3. Put down a larger deposit.
Putting down more money when you sign the lease signals that you are less of a risk, says Harrine Freeman, a personal finance expert (and author of "How to Get Out of Debt: Get an 'A' Credit Rating for Free"). Often that means your property manager will require two months' rent as a security deposit instead of the traditional one month's rent.
4. Set up an automatic payment plan.
Instead of paying your monthly rent by check, consider arranging an automatic payment plan that you can set up through direct deposit or a credit card. Ortiz says that this reassures landlords that you are going to pay on time every month. "It's more solid and secure than expecting a rent check each month," he says. "The more secure you make your landlord feel, the more apt you are going to be approved, even with bad credit."
5. Offer additional references and proof of your credibility.

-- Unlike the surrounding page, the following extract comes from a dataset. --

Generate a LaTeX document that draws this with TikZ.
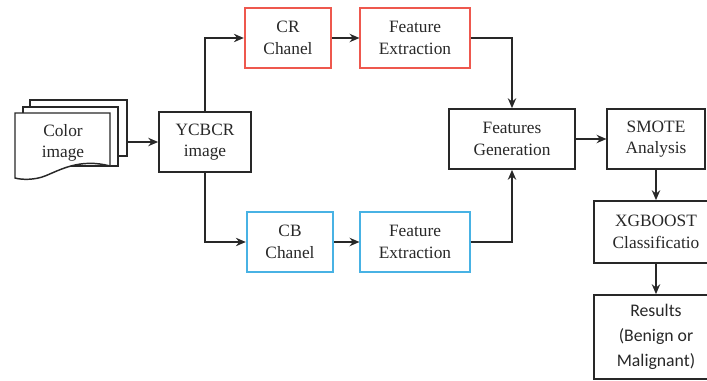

In addition to a letter of reference from your employer, one smart strategy is to get a letter from your previous landlord indicating that you paid on time and were a good tenant, says Joel Ohman, a certified financial planner and founder of creditcardchaser.com.
You could provide further proof of your timely payments by printing out rent-payment stubs (whether copies of canceled checks or electronic receipts) for the past two years, says Ortiz, and submit these with your application.
6. Get a co-signer.
To ease landlords' fears, experts recommend finding a co-signer with a reputable credit record to vouch for you. Co-signers do not live with you, but they do sign the lease with you and are liable for paying the rent on your behalf should you default. "Some landlords will allow a co-signer," says Abkemeier, "so consider this option carefully and choose wisely."
7. Consider an independent landlord.
Larger, more corporate property-management firms are likely to have more guidelines and restrictions on what they do -- or do not -- accept in applicants. Seek out mom-and-pop or private landlords, who may be more flexible about your circumstances, advises Ortiz. If these independent property managers are renting out the apartment directly, they also may value the opportunity to meet you in person. This may work to your advantage if they deem you a presentable and accountable individual.
8. Suggest going month-to-month.
If your potential landlord is uncertain about signing you for a long-term lease, you may be able to appease him by offering to go month-to-month for the first few pay periods. "This strategy will not only put your landlord at ease, but will also allow you some time to prove yourself as a responsible tenant," says Abkemeier.
9. Provide your non-traditional credit score.
Another way to help the approval process, says Freeman, is by providing a non-traditional credit score. MicroBilt Corp. is an alternative credit-data provider through which you can generate evidence of credit. The score is created from your history of paying different liabilities, such as rent and utility bills. "It shows your credit in another light," she says.
10. Think about a roommate.
Doubling up with a roommate -- preferably with good credit -- could help you rent an apartment even if you have bad credit, says Ortiz. However, a flaw in this strategy, some personal finance experts say, is that if you are not on the lease, you are not building up your rental history. Having that history could help your odds of renting a place of your own someday.
The Bottom Line
Most of the advice offered are strategies that demonstrate your credibility to your landlord and any other evidence that enhances your image as a reliable tenant should be offered. "Bad credit in most companies is deemed a high risk and you have to give them some incentive to do business with you," says Freeman. "They don't know you and you are a risk until you can prove otherwise."